■ Problem requirements:
Show each line that has the string "this" in it.

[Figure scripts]
* * *

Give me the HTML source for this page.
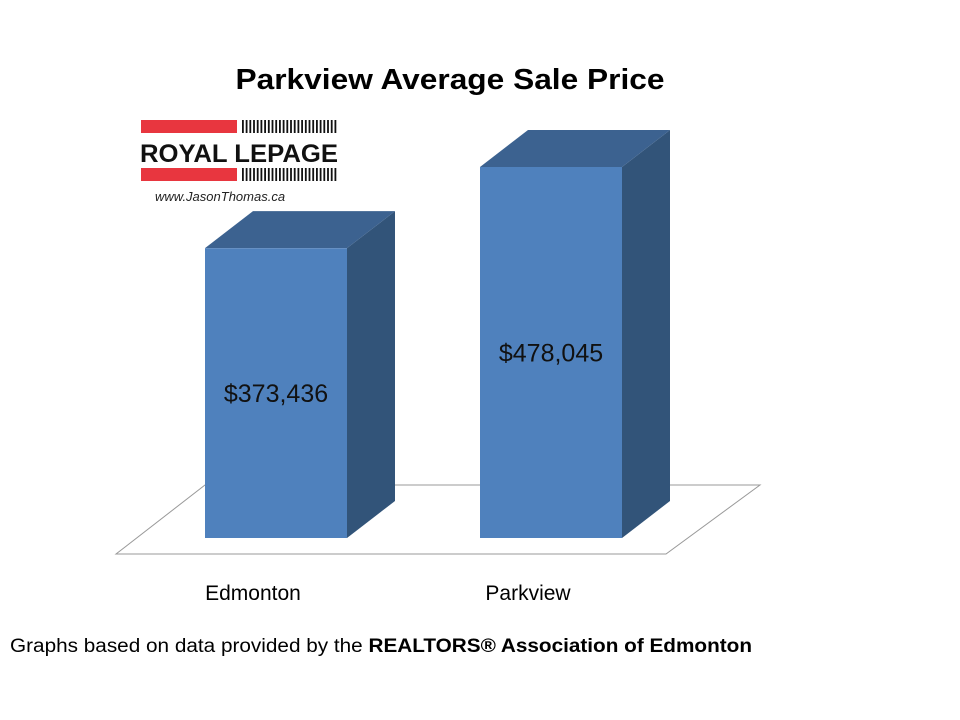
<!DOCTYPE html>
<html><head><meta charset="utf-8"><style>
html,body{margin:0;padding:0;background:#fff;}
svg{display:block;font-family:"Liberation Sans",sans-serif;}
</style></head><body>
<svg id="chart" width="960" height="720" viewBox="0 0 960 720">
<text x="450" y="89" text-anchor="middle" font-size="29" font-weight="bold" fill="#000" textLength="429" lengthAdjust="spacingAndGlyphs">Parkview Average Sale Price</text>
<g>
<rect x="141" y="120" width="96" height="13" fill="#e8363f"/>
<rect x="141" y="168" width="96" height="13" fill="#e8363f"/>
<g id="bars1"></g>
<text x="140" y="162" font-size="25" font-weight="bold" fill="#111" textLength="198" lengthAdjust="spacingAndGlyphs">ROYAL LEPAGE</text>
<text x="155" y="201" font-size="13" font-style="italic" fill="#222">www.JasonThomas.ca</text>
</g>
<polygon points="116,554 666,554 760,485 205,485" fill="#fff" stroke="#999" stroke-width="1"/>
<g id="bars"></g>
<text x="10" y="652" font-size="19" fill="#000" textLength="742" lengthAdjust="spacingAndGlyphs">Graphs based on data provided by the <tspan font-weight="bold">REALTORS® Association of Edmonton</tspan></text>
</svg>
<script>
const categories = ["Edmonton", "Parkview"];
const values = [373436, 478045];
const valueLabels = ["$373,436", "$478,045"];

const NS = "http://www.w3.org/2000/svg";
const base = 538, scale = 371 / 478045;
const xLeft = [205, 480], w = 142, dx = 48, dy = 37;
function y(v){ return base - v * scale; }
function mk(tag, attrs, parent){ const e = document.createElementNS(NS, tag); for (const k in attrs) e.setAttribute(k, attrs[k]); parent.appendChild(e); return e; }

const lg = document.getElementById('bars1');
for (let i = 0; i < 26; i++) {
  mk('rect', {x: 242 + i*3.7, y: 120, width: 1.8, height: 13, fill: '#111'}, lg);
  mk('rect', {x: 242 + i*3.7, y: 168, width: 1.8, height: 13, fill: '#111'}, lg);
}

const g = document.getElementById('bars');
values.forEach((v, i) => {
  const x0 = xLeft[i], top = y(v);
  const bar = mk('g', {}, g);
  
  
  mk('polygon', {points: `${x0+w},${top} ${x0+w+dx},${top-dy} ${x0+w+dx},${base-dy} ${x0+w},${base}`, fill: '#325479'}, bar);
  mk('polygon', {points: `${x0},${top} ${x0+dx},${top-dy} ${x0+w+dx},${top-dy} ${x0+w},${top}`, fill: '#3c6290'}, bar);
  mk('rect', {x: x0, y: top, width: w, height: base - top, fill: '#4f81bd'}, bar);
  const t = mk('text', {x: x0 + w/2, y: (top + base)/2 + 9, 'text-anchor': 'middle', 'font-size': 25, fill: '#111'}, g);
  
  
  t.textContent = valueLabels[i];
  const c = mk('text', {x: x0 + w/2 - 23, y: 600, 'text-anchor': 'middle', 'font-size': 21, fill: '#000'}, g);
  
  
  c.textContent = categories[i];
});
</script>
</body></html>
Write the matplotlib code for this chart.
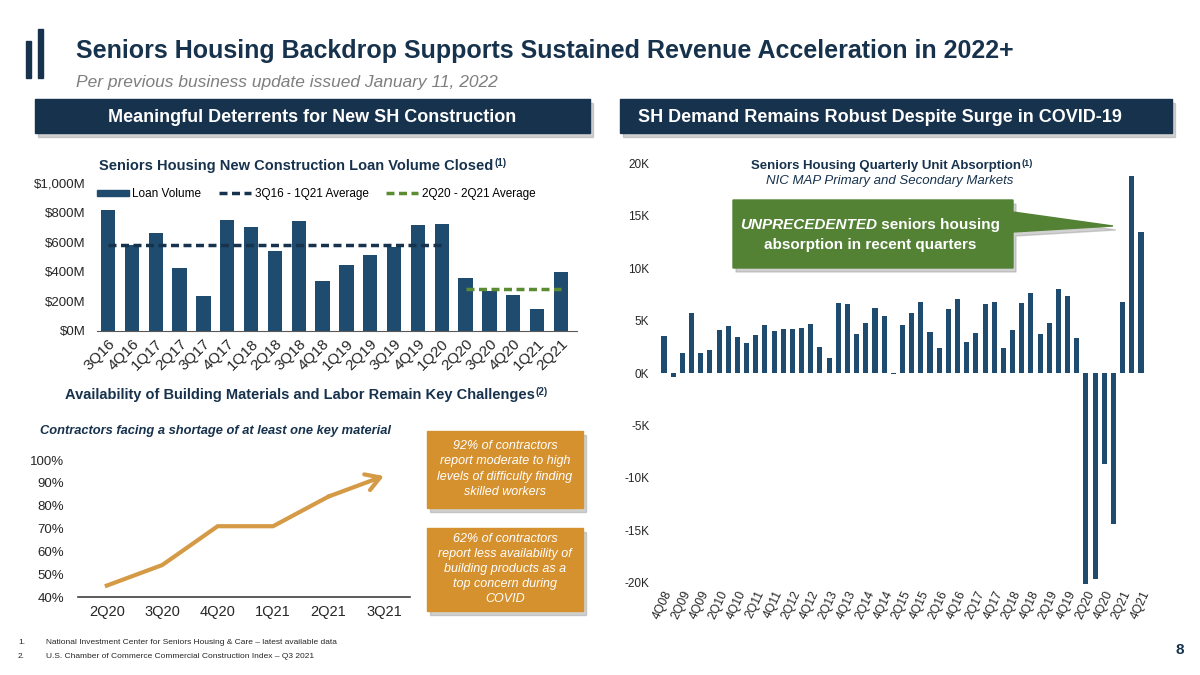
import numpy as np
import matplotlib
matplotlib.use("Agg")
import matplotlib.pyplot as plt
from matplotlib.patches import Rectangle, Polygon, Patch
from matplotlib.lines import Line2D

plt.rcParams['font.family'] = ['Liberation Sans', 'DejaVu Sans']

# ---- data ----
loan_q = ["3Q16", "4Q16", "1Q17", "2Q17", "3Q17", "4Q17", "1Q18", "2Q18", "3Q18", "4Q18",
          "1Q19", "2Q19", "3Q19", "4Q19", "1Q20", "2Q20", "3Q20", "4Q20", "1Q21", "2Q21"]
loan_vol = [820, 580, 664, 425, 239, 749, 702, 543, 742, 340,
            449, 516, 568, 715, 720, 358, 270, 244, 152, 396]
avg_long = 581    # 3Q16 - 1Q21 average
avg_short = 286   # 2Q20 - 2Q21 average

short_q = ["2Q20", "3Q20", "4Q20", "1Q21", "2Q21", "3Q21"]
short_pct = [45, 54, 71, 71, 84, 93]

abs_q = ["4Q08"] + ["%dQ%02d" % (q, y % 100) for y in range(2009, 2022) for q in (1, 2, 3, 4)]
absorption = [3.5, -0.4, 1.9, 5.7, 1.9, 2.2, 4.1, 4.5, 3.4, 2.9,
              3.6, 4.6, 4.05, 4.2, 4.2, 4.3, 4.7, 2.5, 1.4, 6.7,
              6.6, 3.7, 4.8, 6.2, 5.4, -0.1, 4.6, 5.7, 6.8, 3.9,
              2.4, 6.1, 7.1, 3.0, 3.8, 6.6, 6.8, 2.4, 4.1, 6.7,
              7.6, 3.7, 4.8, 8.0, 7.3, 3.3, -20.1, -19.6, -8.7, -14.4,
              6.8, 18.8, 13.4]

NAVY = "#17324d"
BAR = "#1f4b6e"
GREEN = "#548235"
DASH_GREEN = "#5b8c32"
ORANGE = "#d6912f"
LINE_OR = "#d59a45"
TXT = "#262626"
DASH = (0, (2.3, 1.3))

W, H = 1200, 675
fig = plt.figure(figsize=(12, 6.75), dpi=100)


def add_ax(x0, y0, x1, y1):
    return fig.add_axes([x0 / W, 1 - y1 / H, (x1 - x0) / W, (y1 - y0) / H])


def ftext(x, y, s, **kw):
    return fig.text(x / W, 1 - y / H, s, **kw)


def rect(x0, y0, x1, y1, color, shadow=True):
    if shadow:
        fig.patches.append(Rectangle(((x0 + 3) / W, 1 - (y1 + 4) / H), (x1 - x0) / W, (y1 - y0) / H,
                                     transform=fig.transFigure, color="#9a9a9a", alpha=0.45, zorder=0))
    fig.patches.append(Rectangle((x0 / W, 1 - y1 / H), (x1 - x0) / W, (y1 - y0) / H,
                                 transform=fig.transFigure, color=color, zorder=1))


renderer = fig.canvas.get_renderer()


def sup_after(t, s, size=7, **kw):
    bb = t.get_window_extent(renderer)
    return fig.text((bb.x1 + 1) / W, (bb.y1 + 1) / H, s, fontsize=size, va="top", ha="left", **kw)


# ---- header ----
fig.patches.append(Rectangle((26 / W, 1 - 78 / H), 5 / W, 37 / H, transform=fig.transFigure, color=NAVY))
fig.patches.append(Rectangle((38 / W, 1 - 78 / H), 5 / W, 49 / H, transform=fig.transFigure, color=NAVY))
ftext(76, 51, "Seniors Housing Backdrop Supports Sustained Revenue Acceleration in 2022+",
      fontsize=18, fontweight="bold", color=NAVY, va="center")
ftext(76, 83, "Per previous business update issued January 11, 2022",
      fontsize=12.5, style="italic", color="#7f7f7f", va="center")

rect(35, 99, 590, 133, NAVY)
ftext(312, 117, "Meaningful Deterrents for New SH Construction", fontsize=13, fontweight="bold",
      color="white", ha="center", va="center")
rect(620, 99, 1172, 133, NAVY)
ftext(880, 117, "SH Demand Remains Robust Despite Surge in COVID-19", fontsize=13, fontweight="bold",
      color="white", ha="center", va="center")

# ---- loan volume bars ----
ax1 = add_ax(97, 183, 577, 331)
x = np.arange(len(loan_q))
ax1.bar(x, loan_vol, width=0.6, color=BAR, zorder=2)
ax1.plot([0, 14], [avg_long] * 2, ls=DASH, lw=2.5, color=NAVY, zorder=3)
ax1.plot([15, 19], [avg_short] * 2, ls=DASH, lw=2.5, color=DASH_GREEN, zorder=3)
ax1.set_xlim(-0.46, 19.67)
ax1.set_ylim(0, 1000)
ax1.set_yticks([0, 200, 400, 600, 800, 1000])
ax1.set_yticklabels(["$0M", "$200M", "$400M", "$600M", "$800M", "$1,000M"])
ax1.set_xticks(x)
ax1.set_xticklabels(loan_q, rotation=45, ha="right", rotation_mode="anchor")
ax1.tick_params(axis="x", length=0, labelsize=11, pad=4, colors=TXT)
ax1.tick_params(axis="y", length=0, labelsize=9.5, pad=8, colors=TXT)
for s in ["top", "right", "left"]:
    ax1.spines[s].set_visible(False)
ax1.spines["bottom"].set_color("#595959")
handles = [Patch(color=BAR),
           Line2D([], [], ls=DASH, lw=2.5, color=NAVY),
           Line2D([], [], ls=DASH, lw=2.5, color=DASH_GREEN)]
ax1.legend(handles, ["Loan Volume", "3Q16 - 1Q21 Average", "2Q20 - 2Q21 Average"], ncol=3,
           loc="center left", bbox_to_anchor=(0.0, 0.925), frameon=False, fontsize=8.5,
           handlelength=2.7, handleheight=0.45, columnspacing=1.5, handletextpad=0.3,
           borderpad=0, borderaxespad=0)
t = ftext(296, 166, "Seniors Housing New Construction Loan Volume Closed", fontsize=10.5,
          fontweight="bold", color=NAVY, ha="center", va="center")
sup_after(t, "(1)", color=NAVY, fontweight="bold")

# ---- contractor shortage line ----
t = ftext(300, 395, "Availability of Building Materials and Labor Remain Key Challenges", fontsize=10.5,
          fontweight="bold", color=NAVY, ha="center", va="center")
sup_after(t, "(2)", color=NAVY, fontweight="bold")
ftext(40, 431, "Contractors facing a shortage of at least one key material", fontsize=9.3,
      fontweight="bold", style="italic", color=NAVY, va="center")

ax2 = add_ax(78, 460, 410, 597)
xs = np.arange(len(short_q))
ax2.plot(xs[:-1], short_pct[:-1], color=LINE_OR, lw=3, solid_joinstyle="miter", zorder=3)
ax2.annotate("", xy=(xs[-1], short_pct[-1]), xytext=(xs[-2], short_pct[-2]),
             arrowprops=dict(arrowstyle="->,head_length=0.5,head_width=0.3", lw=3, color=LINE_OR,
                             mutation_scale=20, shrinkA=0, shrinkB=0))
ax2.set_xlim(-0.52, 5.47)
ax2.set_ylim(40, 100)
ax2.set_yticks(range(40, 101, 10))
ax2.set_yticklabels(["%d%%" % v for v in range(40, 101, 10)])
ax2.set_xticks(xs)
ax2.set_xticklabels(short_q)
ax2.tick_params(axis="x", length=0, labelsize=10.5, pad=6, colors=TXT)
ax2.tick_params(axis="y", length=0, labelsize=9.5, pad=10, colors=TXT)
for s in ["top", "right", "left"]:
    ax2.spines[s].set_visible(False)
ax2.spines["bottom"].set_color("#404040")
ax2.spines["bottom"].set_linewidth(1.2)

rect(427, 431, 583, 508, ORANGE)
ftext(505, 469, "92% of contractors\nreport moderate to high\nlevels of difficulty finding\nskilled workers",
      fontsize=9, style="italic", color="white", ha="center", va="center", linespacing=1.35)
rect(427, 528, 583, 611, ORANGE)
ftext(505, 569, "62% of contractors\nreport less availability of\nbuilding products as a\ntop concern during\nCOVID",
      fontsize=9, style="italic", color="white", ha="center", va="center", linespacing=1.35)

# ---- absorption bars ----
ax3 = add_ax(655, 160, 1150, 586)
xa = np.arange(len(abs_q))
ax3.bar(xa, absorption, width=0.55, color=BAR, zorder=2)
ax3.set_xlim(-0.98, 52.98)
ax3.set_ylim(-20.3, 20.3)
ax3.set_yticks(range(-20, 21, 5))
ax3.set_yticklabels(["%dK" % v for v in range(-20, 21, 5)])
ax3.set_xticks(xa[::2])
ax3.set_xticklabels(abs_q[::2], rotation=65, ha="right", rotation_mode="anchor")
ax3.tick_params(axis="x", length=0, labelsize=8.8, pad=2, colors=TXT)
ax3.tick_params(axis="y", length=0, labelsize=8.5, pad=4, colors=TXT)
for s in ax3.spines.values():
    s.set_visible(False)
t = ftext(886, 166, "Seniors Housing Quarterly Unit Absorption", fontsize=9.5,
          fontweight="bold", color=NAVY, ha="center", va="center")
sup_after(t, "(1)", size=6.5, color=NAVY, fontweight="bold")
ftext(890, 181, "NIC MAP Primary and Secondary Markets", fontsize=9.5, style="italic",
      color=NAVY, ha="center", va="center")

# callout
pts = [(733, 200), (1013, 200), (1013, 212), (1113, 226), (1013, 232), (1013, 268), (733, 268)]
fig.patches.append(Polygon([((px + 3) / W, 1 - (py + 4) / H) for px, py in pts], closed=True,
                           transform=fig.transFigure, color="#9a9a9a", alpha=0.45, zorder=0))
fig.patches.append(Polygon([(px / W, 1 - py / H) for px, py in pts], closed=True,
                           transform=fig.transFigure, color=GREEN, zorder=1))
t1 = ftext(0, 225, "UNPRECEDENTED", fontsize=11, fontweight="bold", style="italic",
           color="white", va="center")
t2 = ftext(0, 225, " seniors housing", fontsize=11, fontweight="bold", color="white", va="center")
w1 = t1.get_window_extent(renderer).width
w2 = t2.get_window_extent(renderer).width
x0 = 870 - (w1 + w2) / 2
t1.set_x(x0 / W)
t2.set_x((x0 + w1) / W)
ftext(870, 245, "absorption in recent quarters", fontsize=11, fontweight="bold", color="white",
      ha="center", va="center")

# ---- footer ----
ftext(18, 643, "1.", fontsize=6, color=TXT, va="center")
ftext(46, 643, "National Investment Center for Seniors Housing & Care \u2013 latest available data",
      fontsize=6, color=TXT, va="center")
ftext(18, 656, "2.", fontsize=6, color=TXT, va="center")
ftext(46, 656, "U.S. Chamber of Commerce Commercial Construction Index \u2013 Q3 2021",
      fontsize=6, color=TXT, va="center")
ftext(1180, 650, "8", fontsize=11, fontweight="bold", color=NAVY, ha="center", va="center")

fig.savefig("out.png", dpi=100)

* * *

■ Answer to the problem:
Give me the HTML source for this page.
Write the matplotlib code for this chart.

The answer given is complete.